Hi all, looking at getting into meltano, but have ...
# getting-started
a
Hi all, looking at getting into meltano, but have a couple areas where I don't understand how meltano manages state for incremental. Say I have a google analytics instance to connect to, and I want to export jsonl to local just to keep things simple. I want to do an incremental load, and run the sync every hour to update some dashboards. • Does the data from today get appended to an already existing json file? • When the 10am run for today kicks in, how does it know to replace all the current data for today in the json file?
e
Hi Andy,
Does the data from today get appended to an already existing json file?
That’s the default behavior. But target-jsonl also supports creating a new, timestamped file: https://hub.meltano.com/loaders/target-jsonl#do_timestamp_file-setting
When the 10am run for today kicks in, how does it know to replace all the current data for today in the json file?

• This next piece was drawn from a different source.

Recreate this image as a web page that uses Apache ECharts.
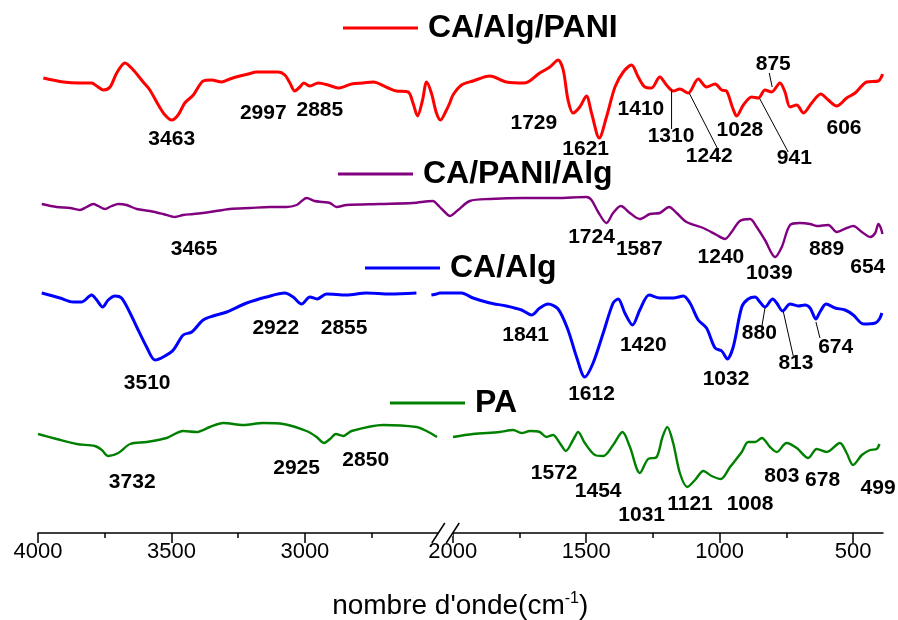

target-jsonl will not update existing data, only append or create a new file. Other loaders, like target-postgres do upsert data based on the primary keys.
a
Thanks, I'm beginning to understand what meltano does and doesn't do, particularly around the 'at least once' principle and how that works with the saved state. Also If I am using a blob storage target, then my query engine needs to handle the deduplication. Maybe the jsonl wasn't the most typical target to start off with.
e
Yep, you got it
a
Is there a good example of using a query engine over json data in S3/Azure to handle the deduping? Feels like it would be a lot of boilerplate.
e
Not sure if there are any examples out there of deduping right over object storage, but dbt has a macro that can be used once the data is in the dwh. We used to be on Athena internally, so maybe @pat_nadolny has some ideas.
p
It depends on some settings too because the target-snowflake I'm using does a merge so no duplicates get added although you can opt for append only by not requiring a PK https://hub.meltano.com/loaders/target-snowflake#primary_key_required-setting. I think for Athena that was not the case so we used row number logic based on the newest record to arrive to dedup, I've kept that logic but I dont think I need it anymore.
That dbt macro is cool though, didnt know that existed
a
Thanks @pat_nadolny so you just handle it in your dbt staging model, makes sense.